Marriage and first revelation to prophetic reformer
In 1880 Diefenbach lived together with Maximiliane "Maja" Schlotthauer and Magdalena Atzinger. Magdalena gave birth to his son Helios - the sun - in 1880. Diefenbach resigned from the institutional Church around 1881 and became a member of the  (Free Religious Movement). In 1882, Diefenbach married Magdalena, but only for the sole reason that unmarried mothers with their children were viewed with askance in society. Immediately after the wedding, Diefenbach withdrew to Hohenpeißenberg in the Bavarian Alpine Foreland, where his first revelation allegedly happened to him on 10 February 1882 during the sunrise: his transformation and calling to become a prophetic reformer.

After Diefenbach's revelation, wearing nothing more than a long wool habit and sandals he announced in Munich his own teaching. His ideas (his cobbled together worldview of living in harmony with nature, rejecting monogamy, turning away from any institutional religion, exercising in the fresh air and practicing Freikörperkultur (naturism), as well as a meat-free diet as a vegan, as the basis of a healthy and orderly lifestyle) were taken as an opportunity by his contemporaries to call him a "kohlrabi apostle" to mock and pursue, which he stoically endured, after all his diet consisted of tomatoes, cucumbers, bread and of course kohlrabi. Diefenbach flouted social conventions; Marriage? A "compulsory institute", "degrading and shameful", a "legitimate form of fornication". The church? even worse, a "Satan institute", and the "clothing epidemic" he damned as a "monkey masquerade" that makes the body sick, which is why he often walked barefoot through Munich in his habit.
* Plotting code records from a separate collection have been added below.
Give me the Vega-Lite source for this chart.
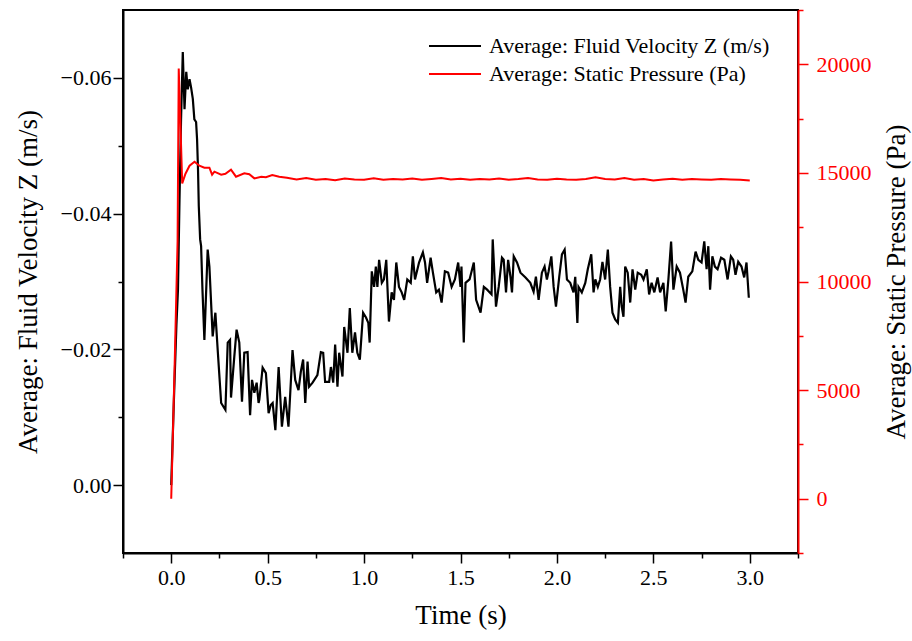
{
  "$schema": "https://vega.github.io/schema/vega-lite/v6.json",
  "width": 675,
  "height": 543,
  "autosize": {"type": "none"},
  "padding": {"left": 123, "top": 10, "right": 114, "bottom": 88},
  "background": "white",
  "config": {
    "font": "Liberation Serif",
    "view": {"stroke": "black", "strokeWidth": 2},
    "axis": {"grid": false, "labelFont": "Liberation Serif", "titleFont": "Liberation Serif", "titleFontWeight": "normal", "labelFontSize": 22, "titleFontSize": 27, "labelFlush": false, "labelOverlap": false, "domainWidth": 2, "tickWidth": 1.5},
    "text": {"font": "Liberation Serif"}
  },
  "datasets": {
    "vel": [
      {"t":0,"v":0},{"t":0.014,"v":-0.0126},{"t":0.027,"v":-0.0236},{"t":0.035,"v":-0.0288},{"t":0.043,"v":-0.0421},{"t":0.051,"v":-0.0539},{"t":0.060,"v":-0.0638},{"t":0.069,"v":-0.0554},{"t":0.078,"v":-0.0609},{"t":0.086,"v":-0.0583},{"t":0.095,"v":-0.0598},{"t":0.103,"v":-0.0586},{"t":0.112,"v":-0.0569},{"t":0.120,"v":-0.0539},{"t":0.129,"v":-0.0535},{"t":0.134,"v":-0.0510},{"t":0.139,"v":-0.0465},{"t":0.143,"v":-0.0411},{"t":0.150,"v":-0.0362},{"t":0.155,"v":-0.0352},{"t":0.162,"v":-0.0288},{"t":0.172,"v":-0.0214},{"t":0.189,"v":-0.0347},{"t":0.198,"v":-0.0322},{"t":0.215,"v":-0.0219},{"t":0.229,"v":-0.0254},{"t":0.241,"v":-0.0199},{"t":0.259,"v":-0.0121},{"t":0.281,"v":-0.0111},{"t":0.293,"v":-0.0210},{"t":0.305,"v":-0.0214},{"t":0.310,"v":-0.0129},{"t":0.327,"v":-0.0189},{"t":0.339,"v":-0.0229},{"t":0.353,"v":-0.0210},{"t":0.367,"v":-0.0123},{"t":0.379,"v":-0.0195},{"t":0.396,"v":-0.0196},{"t":0.409,"v":-0.0103},{"t":0.419,"v":-0.0155},{"t":0.431,"v":-0.0136},{"t":0.443,"v":-0.0151},{"t":0.453,"v":-0.0121},{"t":0.457,"v":-0.0126},{"t":0.474,"v":-0.0173},{"t":0.491,"v":-0.0165},{"t":0.505,"v":-0.0106},{"t":0.516,"v":-0.0118},{"t":0.526,"v":-0.0121},{"t":0.540,"v":-0.0081},{"t":0.557,"v":-0.0174},{"t":0.574,"v":-0.0086},{"t":0.591,"v":-0.0130},{"t":0.608,"v":-0.0086},{"t":0.629,"v":-0.0199},{"t":0.643,"v":-0.0155},{"t":0.660,"v":-0.0140},{"t":0.672,"v":-0.0167},{"t":0.684,"v":-0.0185},{"t":0.695,"v":-0.0121},{"t":0.707,"v":-0.0182},{"t":0.715,"v":-0.0145},{"t":0.733,"v":-0.0151},{"t":0.758,"v":-0.0162},{"t":0.776,"v":-0.0196},{"t":0.788,"v":-0.0195},{"t":0.798,"v":-0.0152},{"t":0.819,"v":-0.0152},{"t":0.828,"v":-0.0174},{"t":0.840,"v":-0.0151},{"t":0.850,"v":-0.0207},{"t":0.862,"v":-0.0145},{"t":0.871,"v":-0.0195},{"t":0.888,"v":-0.0160},{"t":0.897,"v":-0.0233},{"t":0.914,"v":-0.0195},{"t":0.926,"v":-0.0261},{"t":0.939,"v":-0.0195},{"t":0.953,"v":-0.0225},{"t":0.965,"v":-0.0195},{"t":0.978,"v":-0.0185},{"t":0.995,"v":-0.0254},{"t":1.010,"v":-0.0247},{"t":1.022,"v":-0.0239},{"t":1.029,"v":-0.0210},{"t":1.040,"v":-0.0315},{"t":1.052,"v":-0.0292},{"t":1.061,"v":-0.0322},{"t":1.069,"v":-0.0292},{"t":1.078,"v":-0.0332},{"t":1.092,"v":-0.0298},{"t":1.103,"v":-0.0303},{"t":1.115,"v":-0.0332},{"t":1.129,"v":-0.0241},{"t":1.143,"v":-0.0284},{"t":1.155,"v":-0.0273},{"t":1.167,"v":-0.0328},{"t":1.181,"v":-0.0292},{"t":1.195,"v":-0.0284},{"t":1.208,"v":-0.0273},{"t":1.224,"v":-0.0303},{"t":1.242,"v":-0.0298},{"t":1.253,"v":-0.0337},{"t":1.264,"v":-0.0303},{"t":1.285,"v":-0.0328},{"t":1.305,"v":-0.0343},{"t":1.316,"v":-0.0328},{"t":1.327,"v":-0.0298},{"t":1.345,"v":-0.0335},{"t":1.357,"v":-0.0313},{"t":1.374,"v":-0.0284},{"t":1.388,"v":-0.0288},{"t":1.402,"v":-0.0269},{"t":1.419,"v":-0.0315},{"t":1.436,"v":-0.0313},{"t":1.454,"v":-0.0292},{"t":1.471,"v":-0.0303},{"t":1.488,"v":-0.0328},{"t":1.500,"v":-0.0292},{"t":1.505,"v":-0.0322},{"t":1.517,"v":-0.0210},{"t":1.526,"v":-0.0298},{"t":1.547,"v":-0.0303},{"t":1.569,"v":-0.0328},{"t":1.581,"v":-0.0273},{"t":1.604,"v":-0.0254},{"t":1.621,"v":-0.0292},{"t":1.638,"v":-0.0288},{"t":1.661,"v":-0.0281},{"t":1.667,"v":-0.0362},{"t":1.684,"v":-0.0263},{"t":1.698,"v":-0.0292},{"t":1.715,"v":-0.0335},{"t":1.724,"v":-0.0332},{"t":1.736,"v":-0.0284},{"t":1.747,"v":-0.0332},{"t":1.759,"v":-0.0307},{"t":1.767,"v":-0.0284},{"t":1.776,"v":-0.0337},{"t":1.793,"v":-0.0328},{"t":1.811,"v":-0.0313},{"t":1.837,"v":-0.0306},{"t":1.862,"v":-0.0298},{"t":1.879,"v":-0.0285},{"t":1.891,"v":-0.0307},{"t":1.905,"v":-0.0273},{"t":1.922,"v":-0.0313},{"t":1.936,"v":-0.0322},{"t":1.948,"v":-0.0303},{"t":1.957,"v":-0.0315},{"t":1.971,"v":-0.0337},{"t":1.983,"v":-0.0292},{"t":1.995,"v":-0.0263},{"t":2.012,"v":-0.0307},{"t":2.026,"v":-0.0340},{"t":2.040,"v":-0.0347},{"t":2.052,"v":-0.0303},{"t":2.069,"v":-0.0298},{"t":2.086,"v":-0.0284},{"t":2.095,"v":-0.0307},{"t":2.106,"v":-0.0239},{"t":2.112,"v":-0.0292},{"t":2.129,"v":-0.0284},{"t":2.147,"v":-0.0298},{"t":2.160,"v":-0.0318},{"t":2.178,"v":-0.0340},{"t":2.190,"v":-0.0284},{"t":2.199,"v":-0.0303},{"t":2.212,"v":-0.0292},{"t":2.224,"v":-0.0303},{"t":2.236,"v":-0.0329},{"t":2.250,"v":-0.0303},{"t":2.264,"v":-0.0347},{"t":2.276,"v":-0.0292},{"t":2.288,"v":-0.0254},{"t":2.302,"v":-0.0244},{"t":2.316,"v":-0.0239},{"t":2.328,"v":-0.0292},{"t":2.336,"v":-0.0263},{"t":2.345,"v":-0.0248},{"t":2.354,"v":-0.0322},{"t":2.367,"v":-0.0313},{"t":2.380,"v":-0.0269},{"t":2.392,"v":-0.0318},{"t":2.406,"v":-0.0288},{"t":2.419,"v":-0.0313},{"t":2.437,"v":-0.0310},{"t":2.449,"v":-0.0303},{"t":2.466,"v":-0.0318},{"t":2.478,"v":-0.0281},{"t":2.491,"v":-0.0298},{"t":2.505,"v":-0.0284},{"t":2.522,"v":-0.0306},{"t":2.535,"v":-0.0284},{"t":2.552,"v":-0.0298},{"t":2.564,"v":-0.0256},{"t":2.578,"v":-0.0303},{"t":2.592,"v":-0.0359},{"t":2.604,"v":-0.0288},{"t":2.621,"v":-0.0322},{"t":2.638,"v":-0.0313},{"t":2.655,"v":-0.0288},{"t":2.667,"v":-0.0269},{"t":2.681,"v":-0.0307},{"t":2.702,"v":-0.0315},{"t":2.719,"v":-0.0344},{"t":2.733,"v":-0.0332},{"t":2.750,"v":-0.0328},{"t":2.764,"v":-0.0359},{"t":2.776,"v":-0.0318},{"t":2.785,"v":-0.0352},{"t":2.794,"v":-0.0288},{"t":2.806,"v":-0.0337},{"t":2.819,"v":-0.0322},{"t":2.833,"v":-0.0318},{"t":2.851,"v":-0.0335},{"t":2.868,"v":-0.0332},{"t":2.885,"v":-0.0303},{"t":2.902,"v":-0.0337},{"t":2.914,"v":-0.0332},{"t":2.926,"v":-0.0310},{"t":2.940,"v":-0.0329},{"t":2.957,"v":-0.0322},{"t":2.971,"v":-0.0306},{"t":2.983,"v":-0.0328},{"t":2.995,"v":-0.0276}
    ],
    "pres": [
      {"t":0,"p":0},{"t":0.017,"p":5860},{"t":0.033,"p":11836},{"t":0.039,"p":19808},{"t":0.057,"p":14518},{"t":0.074,"p":14964},{"t":0.095,"p":15332},{"t":0.121,"p":15516},{"t":0.146,"p":15332},{"t":0.172,"p":15240},{"t":0.198,"p":15240},{"t":0.212,"p":14918},{"t":0.224,"p":15056},{"t":0.259,"p":14918},{"t":0.281,"p":14960},{"t":0.310,"p":15148},{"t":0.336,"p":14826},{"t":0.379,"p":14978},{"t":0.405,"p":14940},{"t":0.431,"p":14748},{"t":0.467,"p":14826},{"t":0.491,"p":14800},{"t":0.524,"p":14904},{"t":0.560,"p":14826},
      {"t":0.60,"p":14780},{"t":0.65,"p":14700},{"t":0.70,"p":14760},{"t":0.75,"p":14690},{"t":0.80,"p":14720},{"t":0.85,"p":14660},{"t":0.90,"p":14740},{"t":0.95,"p":14700},{"t":1.00,"p":14680},{"t":1.05,"p":14750},{"t":1.10,"p":14690},{"t":1.15,"p":14720},{"t":1.20,"p":14700},{"t":1.25,"p":14740},{"t":1.30,"p":14680},{"t":1.35,"p":14720},{"t":1.40,"p":14760},{"t":1.45,"p":14700},{"t":1.50,"p":14730},{"t":1.55,"p":14680},{"t":1.60,"p":14720},{"t":1.65,"p":14700},{"t":1.70,"p":14740},{"t":1.75,"p":14690},{"t":1.80,"p":14720},{"t":1.85,"p":14760},{"t":1.90,"p":14700},{"t":1.95,"p":14680},{"t":2.00,"p":14730},{"t":2.05,"p":14700},{"t":2.10,"p":14680},{"t":2.15,"p":14720},{"t":2.20,"p":14800},{"t":2.25,"p":14720},{"t":2.30,"p":14700},{"t":2.35,"p":14760},{"t":2.40,"p":14690},{"t":2.45,"p":14720},{"t":2.50,"p":14650},{"t":2.55,"p":14700},{"t":2.60,"p":14730},{"t":2.65,"p":14690},{"t":2.70,"p":14720},{"t":2.75,"p":14700},{"t":2.80,"p":14680},{"t":2.85,"p":14720},{"t":2.90,"p":14700},{"t":2.95,"p":14680},{"t":3.00,"p":14650}
    ]
  },
  "layer": [
    {
      "data": {"name": "vel"},
      "mark": {"type": "line", "strokeWidth": 2.2},
      "encoding": {
        "x": {
          "field": "t", "type": "quantitative",
          "scale": {"domain": [-0.25, 3.25], "nice": false, "zero": false},
          "axis": {
            "title": "Time (s)",
            "values": [-0.25, 0, 0.25, 0.5, 0.75, 1, 1.25, 1.5, 1.75, 2, 2.25, 2.5, 2.75, 3, 3.25],
            "labelExpr": "round(abs(datum.value)*4) % 2 == 0 ? format(datum.value, '.1f') : ''",
            "tickSize": {"condition": {"test": "round(abs(datum.value)*4) % 2 == 0", "value": 10}, "value": 5},
            "labelFont": "Liberation Serif", "labelFontSize": 22,
            "labelPadding": 4,
            "titlePadding": 14,
            "domainColor": "black", "tickColor": "black", "labelColor": "black", "titleColor": "black"
          }
        },
        "y": {
          "field": "v", "type": "quantitative",
          "scale": {"domain": [-0.07, 0.01], "reverse": true, "nice": false, "zero": false},
          "axis": {
            "title": "Average: Fluid Velocity Z (m/s)",
            "values": [-0.06, -0.05, -0.04, -0.03, -0.02, -0.01, 0],
            "labelExpr": "round(abs(datum.value)*100) % 2 == 0 ? format(datum.value, '.2f') : ''",
            "tickSize": {"condition": {"test": "round(abs(datum.value)*100) % 2 == 0", "value": 10}, "value": 5},
            "labelFont": "Liberation Serif", "labelFontSize": 22,
            "labelPadding": 2,
            "titlePadding": 18,
            "domainColor": "black", "tickColor": "black", "labelColor": "black", "titleColor": "black"
          }
        },
        "color": {
          "datum": "Average: Fluid Velocity Z (m/s)", "type": "nominal",
          "scale": {"domain": ["Average: Fluid Velocity Z (m/s)", "Average: Static Pressure (Pa)"], "range": ["#000000", "#ff0000"]},
          "legend": {
            "title": null, "orient": "none", "legendX": 321, "legendY": 25,
            "symbolType": "M-2.6,0H2.6", "symbolSize": 400, "symbolStrokeWidth": 2,
            "labelFont": "Liberation Serif", "labelFontSize": 22, "labelColor": "black", "labelOffset": 23,
            "rowPadding": 6, "padding": 0, "labelLimit": 500
          }
        }
      }
    },
    {
      "data": {"name": "pres"},
      "mark": {"type": "line", "strokeWidth": 2},
      "encoding": {
        "x": {"field": "t", "type": "quantitative"},
        "y": {
          "field": "p", "type": "quantitative",
          "scale": {"domain": [-2500, 22500], "nice": false, "zero": false},
          "axis": {
            "orient": "right",
            "title": "Average: Static Pressure (Pa)",
            "titleAngle": 270,
            "titleBaseline": "top",
            "values": [-2500, 0, 2500, 5000, 7500, 10000, 12500, 15000, 17500, 20000, 22500],
            "labelExpr": "datum.value % 5000 == 0 ? format(datum.value, 'd') : ''",
            "tickSize": {"condition": {"test": "datum.value % 5000 == 0", "value": 10}, "value": 5},
            "labelFont": "Liberation Serif", "labelFontSize": 22,
            "labelPadding": 8,
            "titlePadding": 12,
            "domainColor": "#ff0000", "tickColor": "#ff0000", "labelColor": "#ff0000", "titleColor": "black"
          }
        },
        "color": {"datum": "Average: Static Pressure (Pa)", "type": "nominal"}
      }
    }
  ],
  "resolve": {"scale": {"y": "independent"}}
}
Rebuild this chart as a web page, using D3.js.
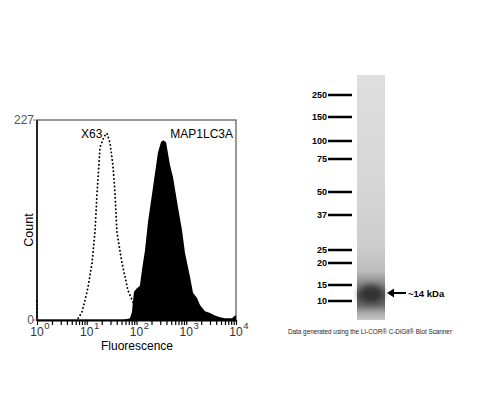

Diefenbach expressed his ideals in more than a hundred paintings and propagated them in public lectures in Munich, which he was soon forbidden to do. The police kept an eye on Diefenbach, often raiding his lectures. Even when he was silent, he caused a sensation in his white costume and wrote in his diary in 1885 after a visit to the theatre: "Everywhere the masses gather. Foolish, immature people." The Austrian writer Peter Rosegger, Hermann Hesse and later even fellow painter Egon Schiele admired Diefenbach. In 1894 Rosegger wrote in "An eccentric and his works": "... That, what others speak and teach - he lives it. "Natural living" in food, clothing, dwelling, in everything - that is his case; He walked around the city of Munich barefoot in shirt-like robes, he let his children run around naked in his secluded corner of the country."

Diefenbach's legitimate wife bore him two more children: 1882 Stella, the star, and 1886 Lucidus, the shining one. The marriage was a martyrdom for both partners, but Magdalena died in 1890 and Diefenbach saw himself relieved of a burden saving him from filing for divorce.

Höllriegelskreuth commune
In 1885, after the authorities had suppressed Diefenbach's public lectures, he withdrew from the conservative Munich to an abandoned quarry near Höllriegelskreuth in the Bavarian countryside. Here, he formed a small artists' commune called "Humanitas" that lived according to the teachings of Eduard Baltzer, Diefenbach's idol. But even here Diefenbach was never able to shake off the pressures of the state. The authorities observed suspiciously that the offspring played naked in the garden, that Diefenbach gave his third child only a vegetarian diet, not even dairy milk. In addition, the painter was permanently in financial difficulties. The artistic breakthrough did not materialize: the public and the press were hardly interested in his paintings, only in his curious life. In the Höllriegelskreuth "Humanitas" commune, the young academic painter from Lübeck Hugo Höppener became Diefenbach's disciple and assistant. Diefenbach called him Fidus, which became Höppener's pseudonym. The German magazine Die Schönheit (The Beauty) from 1901 published works by Fidus, who became an icon of the Freikörperkultur (naturism) movement. In 1892, Diefenbach and his children were in Vienna, whilst his former student Fidus (Hugo Höppener) was house manager and fending off Diefenbach's creditors. In any case, he could not put off Diefenbach's creditors in the long run, they insisted on foreclosure, and Diefenbach was only able to save his property with partial or installment payments at the last minute.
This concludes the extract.